> WHAT YOU WILL DO: Set all the material down again unchanged, without the pictures.

> INFORMATION PROVIDED:
▶
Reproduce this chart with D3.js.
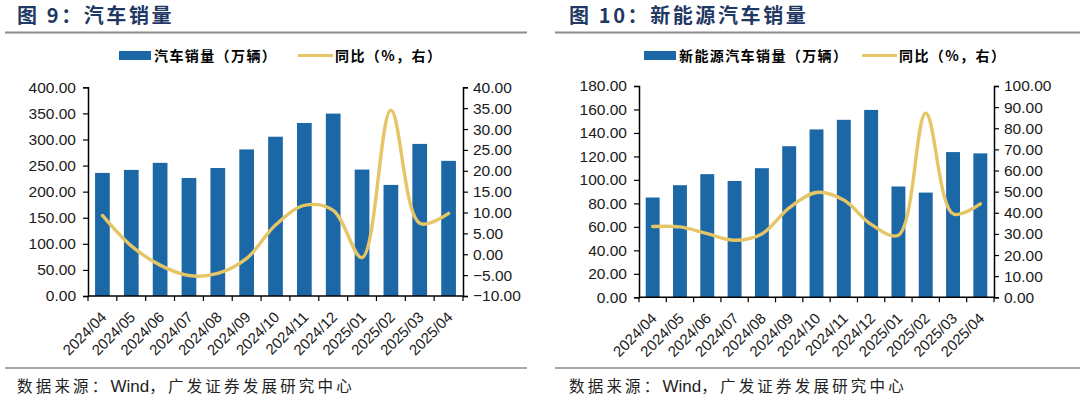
<!DOCTYPE html>
<html>
<head>
<meta charset="utf-8">
<script src="https://cdn.jsdelivr.net/npm/d3@7"></script>
<style>
  html, body { margin: 0; padding: 0; background: #fff; }
  svg { display: block; }
  .tick text { font-family: "Liberation Sans", Arial, sans-serif; }
</style>
</head>
<body>
<svg id="chart" width="1080" height="399"></svg>
<script>
// --- Data ---
const months = ["2024/04", "2024/05", "2024/06", "2024/07", "2024/08", "2024/09", "2024/10",
                "2024/11", "2024/12", "2025/01", "2025/02", "2025/03", "2025/04"];

// 图 9: 汽车销量 (万辆) and 同比 (%)
const autoSales = [235.9, 241.7, 255.2, 226.2, 245.3, 280.9, 305.3, 331.6, 349.6, 242.3, 212.9, 291.5, 259.0];
const autoYoY   = [9.3, 2.0, -2.6, -5.1, -4.6, -1.0, 7.0, 11.7, 10.5, -0.8, 34.5, 7.4, 9.8];

// 图 10: 新能源汽车销量 (万辆) and 同比 (%)
const nevSales = [85.0, 95.5, 104.9, 99.1, 110.0, 128.7, 143.0, 151.2, 159.6, 94.4, 89.2, 123.7, 122.6];
const nevYoY   = [33.5, 33.3, 30.1, 27.0, 30.0, 42.3, 49.6, 46.0, 34.5, 29.4, 87.1, 39.5, 44.2];

const leftTicks1  = [0, 50, 100, 150, 200, 250, 300, 350, 400];
const rightTicks1 = [-10, -5, 0, 5, 10, 15, 20, 25, 30, 35, 40];
const leftTicks2  = [0, 20, 40, 60, 80, 100, 120, 140, 160, 180];
const rightTicks2 = [0, 10, 20, 30, 40, 50, 60, 70, 80, 90, 100];

const BAR_COLOR = "#1c68a6";
const LINE_COLOR = "#e5c566";
const TITLE_COLOR = "#1f3864";
const RULE_COLOR = "#8c8c8c";
const CJK = '"Noto Sans CJK SC", "Noto Sans", sans-serif';
const LATIN = '"Liberation Sans", Arial, sans-serif';

const svg = d3.select("#chart");

function drawPanel(p) {
  const g = svg.append("g");

  // title + rules
  g.append("text")
    .attr("x", p.titleX).attr("y", 23)
    .attr("fill", TITLE_COLOR)
    .style("font-family", CJK).style("font-weight", 700)
    .style("font-size", "20px").style("letter-spacing", "2.6px")
    .text(p.title);
  g.append("line")
    .attr("x1", p.ruleX0).attr("x2", p.ruleX1).attr("y1", 32.5).attr("y2", 32.5)
    .attr("stroke", RULE_COLOR).attr("stroke-width", 2);
  g.append("line")
    .attr("x1", p.ruleX0).attr("x2", p.ruleX1).attr("y1", 368).attr("y2", 368)
    .attr("stroke", RULE_COLOR).attr("stroke-width", 1.5);
  const src = g.append("text")
    .attr("x", p.titleX).attr("y", 392)
    .attr("fill", "#222")
    .style("font-family", CJK).style("font-size", "15.5px");
  src.append("tspan").style("letter-spacing", "3.2px").text("数据来源：");
  src.append("tspan").style("font-family", LATIN).style("font-size", "17px").text("Wind");
  src.append("tspan").style("letter-spacing", "3.2px").text("，广发证券发展研究中心");

  // legend
  const lg = g.append("g").style("font-family", CJK).style("font-weight", 700).style("font-size", "14px");
  lg.append("rect").attr("x", p.legBar).attr("y", 51).attr("width", 32).attr("height", 9).attr("fill", BAR_COLOR);
  lg.append("text").attr("x", p.legBar + 35).attr("y", 60.5).style("letter-spacing", "1.4px").text(p.barLabel);
  lg.append("line").attr("x1", p.legLine).attr("x2", p.legLine + 35).attr("y1", 55.5).attr("y2", 55.5)
    .attr("stroke", LINE_COLOR).attr("stroke-width", 3.2);
  lg.append("text").attr("x", p.legLine + 37).attr("y", 60.5).style("letter-spacing", "1.4px").text("同比（%，右）");

  // scales
  const x = d3.scaleBand().domain(months).range([p.x0, p.x1]).paddingInner(0.49).paddingOuter(0.245);
  const xb = d3.scaleBand().domain(months).range([p.x0, p.x1]);
  const yL = d3.scaleLinear().domain(p.leftDomain).range([p.yBottom, p.yTop]);
  const yR = d3.scaleLinear().domain(p.rightDomain).range([p.yBottom, p.yTop]);

  // bars
  g.selectAll(".bar").data(p.sales).enter().append("rect")
    .attr("x", (d, i) => x(months[i]))
    .attr("y", d => yL(d))
    .attr("width", x.bandwidth())
    .attr("height", d => yL(p.leftDomain[0]) - yL(d))
    .attr("fill", BAR_COLOR);

  // line
  const line = d3.line()
    .x((d, i) => xb(months[i]) + xb.bandwidth() / 2)
    .y(d => yR(d))
    .curve(d3.curveCatmullRom.alpha(0.5));
  g.append("path").datum(p.yoy)
    .attr("d", line).attr("fill", "none")
    .attr("stroke", LINE_COLOR).attr("stroke-width", 3.4)
    .attr("stroke-linecap", "round");

  // axes
  const fmt = d3.format(".2f");
  const axL = g.append("g").attr("transform", `translate(${p.x0},0)`)
    .call(d3.axisLeft(yL).tickValues(p.leftTicks).tickFormat(fmt).tickSize(5).tickPadding(7));
  const axR = g.append("g").attr("transform", `translate(${p.x1},0)`)
    .call(d3.axisRight(yR).tickValues(p.rightTicks).tickFormat(fmt).tickSize(5).tickPadding(5));
  [axL, axR].forEach(a => {
    a.select(".domain").attr("stroke", "#000").attr("stroke-width", 1.5);
    a.selectAll(".tick line").attr("stroke", "#000").attr("stroke-width", 1.2);
    a.selectAll(".tick text").attr("fill", "#1a1a1a").style("font-size", "15.5px");
  });

  const axB = g.append("g").attr("transform", `translate(0,${p.yBottom})`);
  axB.append("line").attr("x1", p.x0).attr("x2", p.x1).attr("stroke", "#000").attr("stroke-width", 1.5);
  axB.selectAll(".btick").data(months.concat(["end"])).enter().append("line")
    .attr("x1", (d, i) => i < months.length ? xb(d) : p.x1)
    .attr("x2", (d, i) => i < months.length ? xb(d) : p.x1)
    .attr("y1", 0).attr("y2", 5)
    .attr("stroke", "#000").attr("stroke-width", 1.2);
  axB.selectAll(".blabel").data(months).enter().append("text")
    .attr("transform", d => `translate(${xb(d) + xb.bandwidth() / 2 + 5},${22}) rotate(-45)`)
    .attr("text-anchor", "end")
    .attr("fill", "#1a1a1a")
    .style("font-family", LATIN).style("font-size", "15px")
    .text(d => d);
}

drawPanel({
  title: "图 9：汽车销量", titleX: 17, ruleX0: 5, ruleX1: 527,
  legBar: 119, legLine: 298, barLabel: "汽车销量（万辆）",
  x0: 88, x1: 463, yTop: 87.3, yBottom: 296,
  leftDomain: [0, 400], rightDomain: [-10, 40],
  leftTicks: leftTicks1, rightTicks: rightTicks1,
  sales: autoSales, yoy: autoYoY
});

drawPanel({
  title: "图 10：新能源汽车销量", titleX: 569, ruleX0: 555, ruleX1: 1080,
  legBar: 644, legLine: 862, barLabel: "新能源汽车销量（万辆）",
  x0: 639, x1: 994, yTop: 86, yBottom: 297.3,
  leftDomain: [0, 180], rightDomain: [0, 100],
  leftTicks: leftTicks2, rightTicks: rightTicks2,
  sales: nevSales, yoy: nevYoY
});
</script>
</body>
</html>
◀
> CORRECT ANSWER:
Reproduce this chart with D3.js.
<!DOCTYPE html>
<html>
<head>
<meta charset="utf-8">
<script src="https://cdn.jsdelivr.net/npm/d3@7"></script>
<style>
  html, body { margin: 0; padding: 0; background: #fff; }
  svg { display: block; }
  .tick text { font-family: "Liberation Sans", Arial, sans-serif; }
</style>
</head>
<body>
<svg id="chart" width="1080" height="399"></svg>
<script>
// --- Data ---
const months = ["2024/04", "2024/05", "2024/06", "2024/07", "2024/08", "2024/09", "2024/10",
                "2024/11", "2024/12", "2025/01", "2025/02", "2025/03", "2025/04"];

// 图 9: 汽车销量 (万辆) and 同比 (%)
const autoSales = [235.9, 241.7, 255.2, 226.2, 245.3, 280.9, 305.3, 331.6, 349.6, 242.3, 212.9, 291.5, 259.0];
const autoYoY   = [9.3, 2.0, -2.6, -5.1, -4.6, -1.0, 7.0, 11.7, 10.5, -0.8, 34.5, 7.4, 9.8];

// 图 10: 新能源汽车销量 (万辆) and 同比 (%)
const nevSales = [85.0, 95.5, 104.9, 99.1, 110.0, 128.7, 143.0, 151.2, 159.6, 94.4, 89.2, 123.7, 122.6];
const nevYoY   = [33.5, 33.3, 30.1, 27.0, 30.0, 42.3, 49.6, 46.0, 34.5, 29.4, 87.1, 39.5, 44.2];

const leftTicks1  = [0, 50, 100, 150, 200, 250, 300, 350, 400];
const rightTicks1 = [-10, -5, 0, 5, 10, 15, 20, 25, 30, 35, 40];
const leftTicks2  = [0, 20, 40, 60, 80, 100, 120, 140, 160, 180];
const rightTicks2 = [0, 10, 20, 30, 40, 50, 60, 70, 80, 90, 100];

const BAR_COLOR = "#1c68a6";
const LINE_COLOR = "#e5c566";
const TITLE_COLOR = "#1f3864";
const RULE_COLOR = "#8c8c8c";
const CJK = '"Noto Sans CJK SC", "Noto Sans", sans-serif';
const LATIN = '"Liberation Sans", Arial, sans-serif';

const svg = d3.select("#chart");

function drawPanel(p) {
  const g = svg.append("g");

  // title + rules
  g.append("text")
    .attr("x", p.titleX).attr("y", 23)
    .attr("fill", TITLE_COLOR)
    .style("font-family", CJK).style("font-weight", 700)
    .style("font-size", "20px").style("letter-spacing", "2.6px")
    .text(p.title);
  g.append("line")
    .attr("x1", p.ruleX0).attr("x2", p.ruleX1).attr("y1", 32.5).attr("y2", 32.5)
    .attr("stroke", RULE_COLOR).attr("stroke-width", 2);
  g.append("line")
    .attr("x1", p.ruleX0).attr("x2", p.ruleX1).attr("y1", 368).attr("y2", 368)
    .attr("stroke", RULE_COLOR).attr("stroke-width", 1.5);
  const src = g.append("text")
    .attr("x", p.titleX).attr("y", 392)
    .attr("fill", "#222")
    .style("font-family", CJK).style("font-size", "15.5px");
  src.append("tspan").style("letter-spacing", "3.2px").text("数据来源：");
  src.append("tspan").style("font-family", LATIN).style("font-size", "17px").text("Wind");
  src.append("tspan").style("letter-spacing", "3.2px").text("，广发证券发展研究中心");

  // legend
  const lg = g.append("g").style("font-family", CJK).style("font-weight", 700).style("font-size", "14px");
  lg.append("rect").attr("x", p.legBar).attr("y", 51).attr("width", 32).attr("height", 9).attr("fill", BAR_COLOR);
  lg.append("text").attr("x", p.legBar + 35).attr("y", 60.5).style("letter-spacing", "1.4px").text(p.barLabel);
  lg.append("line").attr("x1", p.legLine).attr("x2", p.legLine + 35).attr("y1", 55.5).attr("y2", 55.5)
    .attr("stroke", LINE_COLOR).attr("stroke-width", 3.2);
  lg.append("text").attr("x", p.legLine + 37).attr("y", 60.5).style("letter-spacing", "1.4px").text("同比（%，右）");

  // scales
  const x = d3.scaleBand().domain(months).range([p.x0, p.x1]).paddingInner(0.49).paddingOuter(0.245);
  const xb = d3.scaleBand().domain(months).range([p.x0, p.x1]);
  const yL = d3.scaleLinear().domain(p.leftDomain).range([p.yBottom, p.yTop]);
  const yR = d3.scaleLinear().domain(p.rightDomain).range([p.yBottom, p.yTop]);

  // bars
  g.selectAll(".bar").data(p.sales).enter().append("rect")
    .attr("x", (d, i) => x(months[i]))
    .attr("y", d => yL(d))
    .attr("width", x.bandwidth())
    .attr("height", d => yL(p.leftDomain[0]) - yL(d))
    .attr("fill", BAR_COLOR);

  // line
  const line = d3.line()
    .x((d, i) => xb(months[i]) + xb.bandwidth() / 2)
    .y(d => yR(d))
    .curve(d3.curveCatmullRom.alpha(0.5));
  g.append("path").datum(p.yoy)
    .attr("d", line).attr("fill", "none")
    .attr("stroke", LINE_COLOR).attr("stroke-width", 3.4)
    .attr("stroke-linecap", "round");

  // axes
  const fmt = d3.format(".2f");
  const axL = g.append("g").attr("transform", `translate(${p.x0},0)`)
    .call(d3.axisLeft(yL).tickValues(p.leftTicks).tickFormat(fmt).tickSize(5).tickPadding(7));
  const axR = g.append("g").attr("transform", `translate(${p.x1},0)`)
    .call(d3.axisRight(yR).tickValues(p.rightTicks).tickFormat(fmt).tickSize(5).tickPadding(5));
  [axL, axR].forEach(a => {
    a.select(".domain").attr("stroke", "#000").attr("stroke-width", 1.5);
    a.selectAll(".tick line").attr("stroke", "#000").attr("stroke-width", 1.2);
    a.selectAll(".tick text").attr("fill", "#1a1a1a").style("font-size", "15.5px");
  });

  const axB = g.append("g").attr("transform", `translate(0,${p.yBottom})`);
  axB.append("line").attr("x1", p.x0).attr("x2", p.x1).attr("stroke", "#000").attr("stroke-width", 1.5);
  axB.selectAll(".btick").data(months.concat(["end"])).enter().append("line")
    .attr("x1", (d, i) => i < months.length ? xb(d) : p.x1)
    .attr("x2", (d, i) => i < months.length ? xb(d) : p.x1)
    .attr("y1", 0).attr("y2", 5)
    .attr("stroke", "#000").attr("stroke-width", 1.2);
  axB.selectAll(".blabel").data(months).enter().append("text")
    .attr("transform", d => `translate(${xb(d) + xb.bandwidth() / 2 + 5},${22}) rotate(-45)`)
    .attr("text-anchor", "end")
    .attr("fill", "#1a1a1a")
    .style("font-family", LATIN).style("font-size", "15px")
    .text(d => d);
}

drawPanel({
  title: "图 9：汽车销量", titleX: 17, ruleX0: 5, ruleX1: 527,
  legBar: 119, legLine: 298, barLabel: "汽车销量（万辆）",
  x0: 88, x1: 463, yTop: 87.3, yBottom: 296,
  leftDomain: [0, 400], rightDomain: [-10, 40],
  leftTicks: leftTicks1, rightTicks: rightTicks1,
  sales: autoSales, yoy: autoYoY
});

drawPanel({
  title: "图 10：新能源汽车销量", titleX: 569, ruleX0: 555, ruleX1: 1080,
  legBar: 644, legLine: 862, barLabel: "新能源汽车销量（万辆）",
  x0: 639, x1: 994, yTop: 86, yBottom: 297.3,
  leftDomain: [0, 180], rightDomain: [0, 100],
  leftTicks: leftTicks2, rightTicks: rightTicks2,
  sales: nevSales, yoy: nevYoY
});
</script>
</body>
</html>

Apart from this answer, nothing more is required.